Impetuous Curves - George Mallory
Dead Beat has a good friend Wayne who likes to climb mountains. He has also been scaling the heights of a novel for many years. Dead beat awaits that particular summit.
Anyway it got him thinking - what with climbers replicating 1920's gear to see if George Mallory might have been the first climber to scale Mount Everest.
Mallory at the age of 14 won a mathematics scholarship to Winchester College, England where iIn his senior year there, he was introduced to rock climbing by a master, R. L. G. Irving, who took a small number of pupils climbing in Wales each year.
Mathematics!! Dead Beat is now enthralled. So mountaineering and mathematics. Writing cannot surely be far behind.

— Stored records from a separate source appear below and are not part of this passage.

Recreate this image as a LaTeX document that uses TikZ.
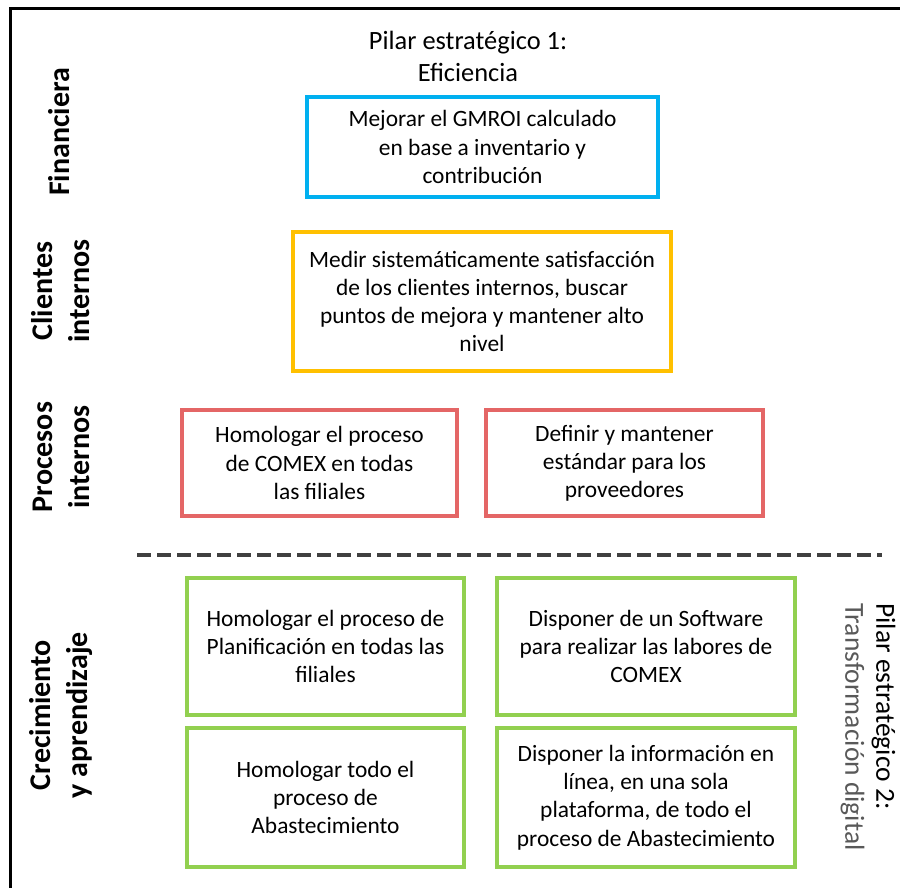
\documentclass[tikz,border=0pt]{standalone}
\usepackage{fontspec}
\setmainfont{Carlito}
\usepackage{tikz}
\usetikzlibrary{positioning}

\definecolor{finblue}{HTML}{00B0F0}
\definecolor{cliorange}{HTML}{FFC000}
\definecolor{prored}{HTML}{E46666}
\definecolor{aprgreen}{HTML}{92D050}
\definecolor{sepgray}{HTML}{404040}

\begin{document}
\begin{tikzpicture}[x=1pt,y=-1pt,
	objbox/.style={draw,line width=4pt,inner sep=0pt,align=center,
		font=\fontsize{23.4}{28.2}\selectfont},
	persp/.style={rotate=90,inner sep=0pt,align=center,
		font=\fontsize{30}{37}\selectfont\bfseries},
	pilar/.style={inner sep=0pt,align=center,
		font=\fontsize{26.4}{32}\selectfont}]
		\useasboundingbox (0,0) rectangle (900,888);
		\draw[line width=3pt] (900,9) -- (10,9) -- (10,888);

		\node[pilar] (P1) at (468,56) {Pilar estratégico 1:\\Eficiencia};
		\node[pilar,align=left,anchor=west,rotate=-90,
		font=\fontsize{27.5}{31}\selectfont] (P2) at (868,603)
		{Pilar estratégico 2:\\\textcolor{black!65}{Transformación digital}};

		\node[persp] (Fin) at (59,132) {Financiera};
		\node[persp] (Cli) at (61,291) {Clientes\\internos};
		\node[persp] (Pro) at (61,457) {Procesos\\internos};
		\node[persp] (Cre) at (61,715) {Crecimiento\\y aprendizaje};

		\node[objbox,draw=finblue,minimum width=351pt,minimum height=100pt]
		(F1) at (482.5,147) {Mejorar el GMROI calculado\\en base a inventario y\\contribución};

		\node[objbox,draw=cliorange,minimum width=378pt,minimum height=139pt]
		(C1) at (482,301.5) {Medir sistemáticamente satisfacción\\de los clientes internos, buscar\\puntos de mejora y mantener alto\\nivel};

		\node[objbox,draw=prored,minimum width=275pt,minimum height=106pt]
		(PR1) at (319.5,463) {Homologar el proceso\\de COMEX en todas\\las filiales};
		\node[objbox,draw=prored,minimum width=277pt,minimum height=106pt]
		(PR2) at (624.5,463) {Definir y mantener\\estándar para los\\proveedores};

		\coordinate (SepA) at (137,555);
		\coordinate (SepB) at (882,555);
		\draw[sepgray,line width=4pt,dash pattern=on 14pt off 6pt] (SepA) -- (SepB);

		\node[objbox,draw=aprgreen,minimum width=277pt,minimum height=137pt]
		(A1) at (325.5,646.5) {Homologar el proceso de\\Planificación en todas las\\filiales};
		\node[objbox,draw=aprgreen,minimum width=298pt,minimum height=137pt]
		(A2) at (646,646.5) {Disponer de un Software\\para realizar las labores de\\COMEX};
		\node[objbox,draw=aprgreen,minimum width=277pt,minimum height=139pt]
		(A3) at (325.5,797.5) {Homologar todo el\\proceso de\\Abastecimiento};
		\node[objbox,draw=aprgreen,minimum width=298pt,minimum height=139pt]
		(A4) at (646,797.5) {Disponer la información en\\línea, en una sola\\plataforma, de todo el\\proceso de Abastecimiento};

		\end{tikzpicture}
\end{document}
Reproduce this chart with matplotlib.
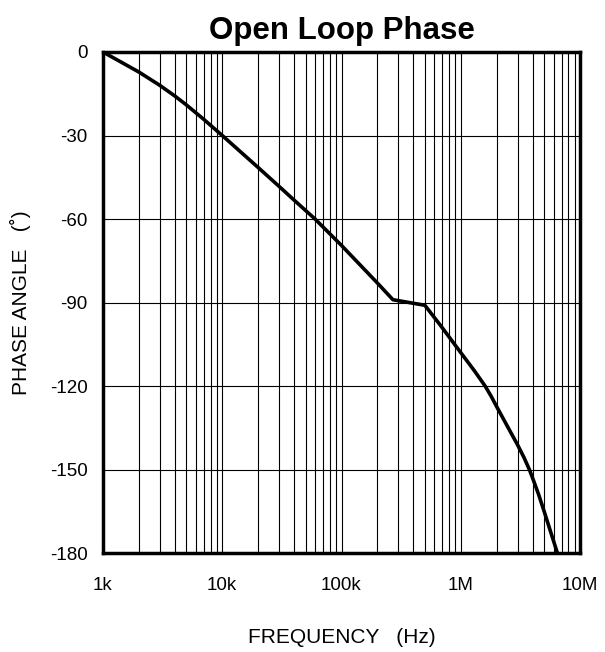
import numpy as np
import matplotlib
matplotlib.use("Agg")
import matplotlib.pyplot as plt
from matplotlib.ticker import FixedLocator, NullFormatter

plt.rcParams['font.family'] = ['Liberation Sans', 'DejaVu Sans']
plt.rcParams['axes.unicode_minus'] = False

# curve (Hz, degrees)
freq = [1e3, 2e3, 3e3, 4e3, 5e3, 7e3, 10e3, 20e3, 30e3, 40e3, 60e3, 100e3,
        200e3, 270e3, 500e3, 670e3, 1e6, 1.3e6, 1.6e6, 1.8e6, 2e6, 2.5e6,
        3e6, 3.4e6, 3.76e6, 4e6, 4.5e6, 5e6, 6.46e6]
phase = [0, -7.2, -12, -15.8, -19, -24.2, -30, -41.5, -48.3, -53.2, -60,
         -69.5, -83, -89, -91, -98, -108, -114.5, -120, -123.7, -127.4, -135,
         -141.2, -145.8, -150, -153, -159, -165, -180]

xticks = [1e3, 1e4, 1e5, 1e6, 1e7]
xlabels = ['1k', '10k', '100k', '1M', '10M']
yticks = [0, -30, -60, -90, -120, -150, -180]

fig = plt.figure(figsize=(6.05, 6.52), dpi=100)
ax = fig.add_axes([103/605, 1-553/652, 477/605, 501/652])

ax.semilogx(freq, phase, color='black', lw=2.6, zorder=3,
            solid_joinstyle='round')

ax.set_xlim(1e3, 1e7)
ax.set_ylim(-180, 0)
ax.set_xticks(xticks)
ax.set_xticklabels(xlabels)
minors = [m * 10**d for d in range(3, 7) for m in range(2, 10)]
ax.xaxis.set_minor_locator(FixedLocator(minors))
ax.xaxis.set_minor_formatter(NullFormatter())
ax.set_yticks(yticks)

ax.grid(True, which='both', axis='x', color='black', lw=0.8)
ax.grid(True, which='major', axis='y', color='black', lw=0.8)
ax.tick_params(which='both', length=0, labelsize=13.5)
ax.tick_params(axis='x', pad=17)
ax.tick_params(axis='y', pad=11)

for s in ax.spines.values():
    s.set_linewidth(2.5)

ax.set_title('Open Loop Phase', fontsize=22.5, fontweight='bold', pad=9)
ax.set_xlabel('FREQUENCY   (Hz)', fontsize=15, labelpad=25)
ax.set_ylabel('PHASE ANGLE   (˚)', fontsize=15, labelpad=14)

fig.savefig('out.png', dpi=100)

Geoffrey Winthrop Young one of the most accomplished alpine climbers of his day describes his ability: "His movement in climbing was entirely his own. It contradicted all theory. He would set his foot high against any angle of smooth surface, fold his shoulder to his knee, and flow upward and upright again on an impetuous curve. Whatever may have happened unseen the while between him and the cliff... the look, and indeed the result, were always the same – a continuous undulating movement so rapid and so powerful that one felt the rock must yield, or disintegrate."
Yes. Writing.
Yield or disintegrate. Flow against the impetuous curves
1 comment:
Graham Irving took pupils to the Alps, beginning with George, Guy Bullock and Eddie Marsh, because his climbing partner had died.
Have you read George's book 'Boswell the Biographer'? (1912) It's wonderful, as is his MS 'Geoffrey'- various climbing articles and the Expedition books go without saying.